▶ **Short exercise**: Set the data down again, exactly as it reads, but without the pictures.

▶ **Provided material**:
☆ ☆ ☆ ☆
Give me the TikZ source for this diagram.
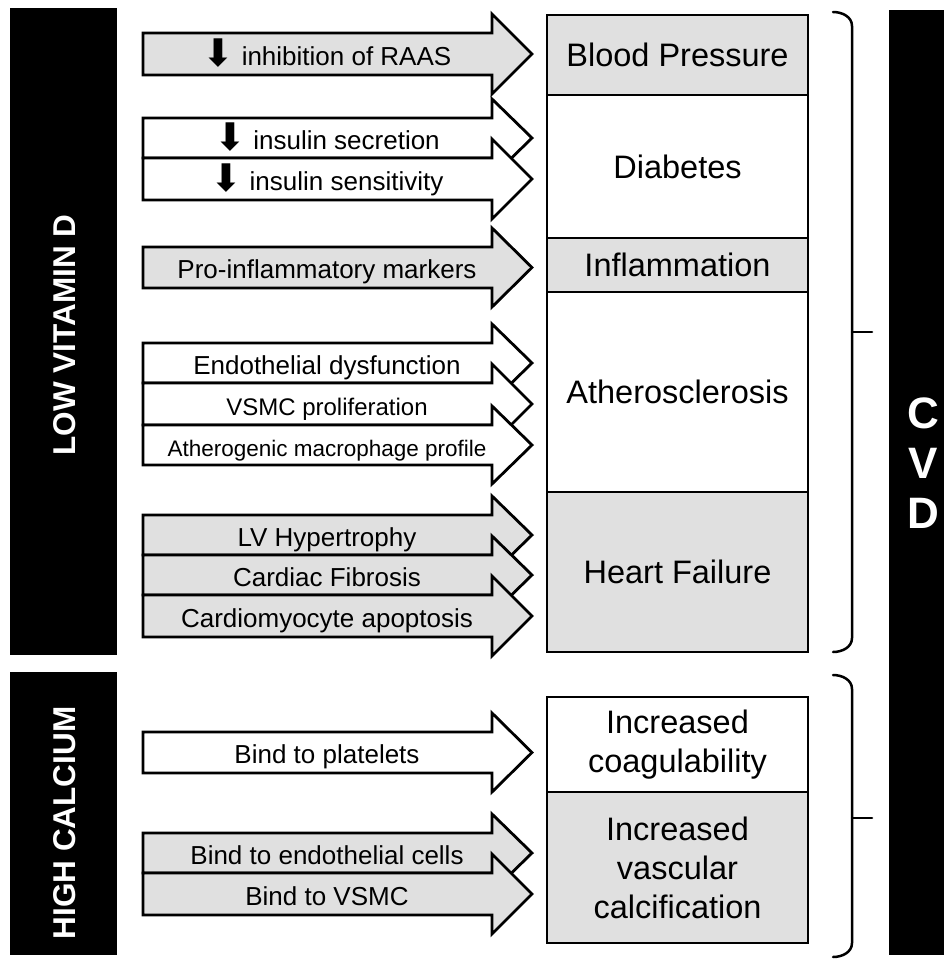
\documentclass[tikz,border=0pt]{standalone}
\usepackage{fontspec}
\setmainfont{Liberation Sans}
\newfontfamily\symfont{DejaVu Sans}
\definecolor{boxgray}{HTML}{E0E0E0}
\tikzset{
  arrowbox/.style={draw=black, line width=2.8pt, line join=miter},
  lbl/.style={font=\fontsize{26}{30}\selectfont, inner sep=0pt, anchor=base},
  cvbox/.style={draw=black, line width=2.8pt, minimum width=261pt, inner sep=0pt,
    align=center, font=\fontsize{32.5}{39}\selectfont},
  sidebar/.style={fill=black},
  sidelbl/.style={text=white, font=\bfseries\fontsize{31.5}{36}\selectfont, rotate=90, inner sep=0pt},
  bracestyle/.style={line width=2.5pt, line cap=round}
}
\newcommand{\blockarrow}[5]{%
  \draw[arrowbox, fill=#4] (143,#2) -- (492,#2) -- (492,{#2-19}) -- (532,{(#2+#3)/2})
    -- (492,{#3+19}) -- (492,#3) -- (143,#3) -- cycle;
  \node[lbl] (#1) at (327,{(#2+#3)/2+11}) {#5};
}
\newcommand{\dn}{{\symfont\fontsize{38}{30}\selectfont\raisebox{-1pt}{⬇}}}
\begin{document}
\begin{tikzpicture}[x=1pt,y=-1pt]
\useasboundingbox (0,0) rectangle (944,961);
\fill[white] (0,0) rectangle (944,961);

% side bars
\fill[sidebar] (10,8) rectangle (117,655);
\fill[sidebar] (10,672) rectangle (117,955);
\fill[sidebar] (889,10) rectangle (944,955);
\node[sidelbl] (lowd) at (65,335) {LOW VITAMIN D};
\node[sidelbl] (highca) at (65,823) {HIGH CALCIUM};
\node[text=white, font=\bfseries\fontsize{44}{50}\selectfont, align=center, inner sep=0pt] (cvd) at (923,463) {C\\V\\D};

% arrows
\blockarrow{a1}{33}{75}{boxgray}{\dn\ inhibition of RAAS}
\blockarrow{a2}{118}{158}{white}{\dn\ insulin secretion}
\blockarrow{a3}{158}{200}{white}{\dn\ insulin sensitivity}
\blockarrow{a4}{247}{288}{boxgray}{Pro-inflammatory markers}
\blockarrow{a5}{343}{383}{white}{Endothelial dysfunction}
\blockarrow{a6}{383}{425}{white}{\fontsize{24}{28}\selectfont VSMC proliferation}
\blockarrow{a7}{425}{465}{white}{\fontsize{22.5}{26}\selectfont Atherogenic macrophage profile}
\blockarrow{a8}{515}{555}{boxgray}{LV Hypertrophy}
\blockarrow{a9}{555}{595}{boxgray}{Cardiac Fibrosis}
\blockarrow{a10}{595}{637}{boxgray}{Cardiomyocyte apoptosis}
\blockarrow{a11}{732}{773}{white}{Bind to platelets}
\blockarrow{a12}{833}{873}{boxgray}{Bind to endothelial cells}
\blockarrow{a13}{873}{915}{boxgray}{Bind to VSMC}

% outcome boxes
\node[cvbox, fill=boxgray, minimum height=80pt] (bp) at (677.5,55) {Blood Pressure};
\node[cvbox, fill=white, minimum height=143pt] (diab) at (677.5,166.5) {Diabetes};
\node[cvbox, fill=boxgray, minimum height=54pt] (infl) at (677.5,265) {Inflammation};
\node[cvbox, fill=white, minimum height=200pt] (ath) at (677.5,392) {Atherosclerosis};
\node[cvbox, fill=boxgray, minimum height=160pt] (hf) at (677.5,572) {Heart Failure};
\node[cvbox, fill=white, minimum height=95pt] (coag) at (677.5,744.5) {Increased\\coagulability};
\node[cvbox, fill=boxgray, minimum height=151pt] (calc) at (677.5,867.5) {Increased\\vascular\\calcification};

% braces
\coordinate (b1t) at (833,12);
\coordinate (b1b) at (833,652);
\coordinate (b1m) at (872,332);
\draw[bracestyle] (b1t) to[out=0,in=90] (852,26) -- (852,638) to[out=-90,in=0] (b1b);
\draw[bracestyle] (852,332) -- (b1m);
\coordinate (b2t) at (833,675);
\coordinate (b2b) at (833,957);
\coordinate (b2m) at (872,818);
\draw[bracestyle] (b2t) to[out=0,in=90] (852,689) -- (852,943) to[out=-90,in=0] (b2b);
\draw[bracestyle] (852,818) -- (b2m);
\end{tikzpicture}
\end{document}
☆ ☆ ☆ ☆
▶ **Completed exercise**:
Give me the TikZ source for this diagram.
\documentclass[tikz,border=0pt]{standalone}
\usepackage{fontspec}
\setmainfont{Liberation Sans}
\newfontfamily\symfont{DejaVu Sans}
\definecolor{boxgray}{HTML}{E0E0E0}
\tikzset{
  arrowbox/.style={draw=black, line width=2.8pt, line join=miter},
  lbl/.style={font=\fontsize{26}{30}\selectfont, inner sep=0pt, anchor=base},
  cvbox/.style={draw=black, line width=2.8pt, minimum width=261pt, inner sep=0pt,
    align=center, font=\fontsize{32.5}{39}\selectfont},
  sidebar/.style={fill=black},
  sidelbl/.style={text=white, font=\bfseries\fontsize{31.5}{36}\selectfont, rotate=90, inner sep=0pt},
  bracestyle/.style={line width=2.5pt, line cap=round}
}
\newcommand{\blockarrow}[5]{%
  \draw[arrowbox, fill=#4] (143,#2) -- (492,#2) -- (492,{#2-19}) -- (532,{(#2+#3)/2})
    -- (492,{#3+19}) -- (492,#3) -- (143,#3) -- cycle;
  \node[lbl] (#1) at (327,{(#2+#3)/2+11}) {#5};
}
\newcommand{\dn}{{\symfont\fontsize{38}{30}\selectfont\raisebox{-1pt}{⬇}}}
\begin{document}
\begin{tikzpicture}[x=1pt,y=-1pt]
\useasboundingbox (0,0) rectangle (944,961);
\fill[white] (0,0) rectangle (944,961);

% side bars
\fill[sidebar] (10,8) rectangle (117,655);
\fill[sidebar] (10,672) rectangle (117,955);
\fill[sidebar] (889,10) rectangle (944,955);
\node[sidelbl] (lowd) at (65,335) {LOW VITAMIN D};
\node[sidelbl] (highca) at (65,823) {HIGH CALCIUM};
\node[text=white, font=\bfseries\fontsize{44}{50}\selectfont, align=center, inner sep=0pt] (cvd) at (923,463) {C\\V\\D};

% arrows
\blockarrow{a1}{33}{75}{boxgray}{\dn\ inhibition of RAAS}
\blockarrow{a2}{118}{158}{white}{\dn\ insulin secretion}
\blockarrow{a3}{158}{200}{white}{\dn\ insulin sensitivity}
\blockarrow{a4}{247}{288}{boxgray}{Pro-inflammatory markers}
\blockarrow{a5}{343}{383}{white}{Endothelial dysfunction}
\blockarrow{a6}{383}{425}{white}{\fontsize{24}{28}\selectfont VSMC proliferation}
\blockarrow{a7}{425}{465}{white}{\fontsize{22.5}{26}\selectfont Atherogenic macrophage profile}
\blockarrow{a8}{515}{555}{boxgray}{LV Hypertrophy}
\blockarrow{a9}{555}{595}{boxgray}{Cardiac Fibrosis}
\blockarrow{a10}{595}{637}{boxgray}{Cardiomyocyte apoptosis}
\blockarrow{a11}{732}{773}{white}{Bind to platelets}
\blockarrow{a12}{833}{873}{boxgray}{Bind to endothelial cells}
\blockarrow{a13}{873}{915}{boxgray}{Bind to VSMC}

% outcome boxes
\node[cvbox, fill=boxgray, minimum height=80pt] (bp) at (677.5,55) {Blood Pressure};
\node[cvbox, fill=white, minimum height=143pt] (diab) at (677.5,166.5) {Diabetes};
\node[cvbox, fill=boxgray, minimum height=54pt] (infl) at (677.5,265) {Inflammation};
\node[cvbox, fill=white, minimum height=200pt] (ath) at (677.5,392) {Atherosclerosis};
\node[cvbox, fill=boxgray, minimum height=160pt] (hf) at (677.5,572) {Heart Failure};
\node[cvbox, fill=white, minimum height=95pt] (coag) at (677.5,744.5) {Increased\\coagulability};
\node[cvbox, fill=boxgray, minimum height=151pt] (calc) at (677.5,867.5) {Increased\\vascular\\calcification};

% braces
\coordinate (b1t) at (833,12);
\coordinate (b1b) at (833,652);
\coordinate (b1m) at (872,332);
\draw[bracestyle] (b1t) to[out=0,in=90] (852,26) -- (852,638) to[out=-90,in=0] (b1b);
\draw[bracestyle] (852,332) -- (b1m);
\coordinate (b2t) at (833,675);
\coordinate (b2b) at (833,957);
\coordinate (b2m) at (872,818);
\draw[bracestyle] (b2t) to[out=0,in=90] (852,689) -- (852,943) to[out=-90,in=0] (b2b);
\draw[bracestyle] (852,818) -- (b2m);
\end{tikzpicture}
\end{document}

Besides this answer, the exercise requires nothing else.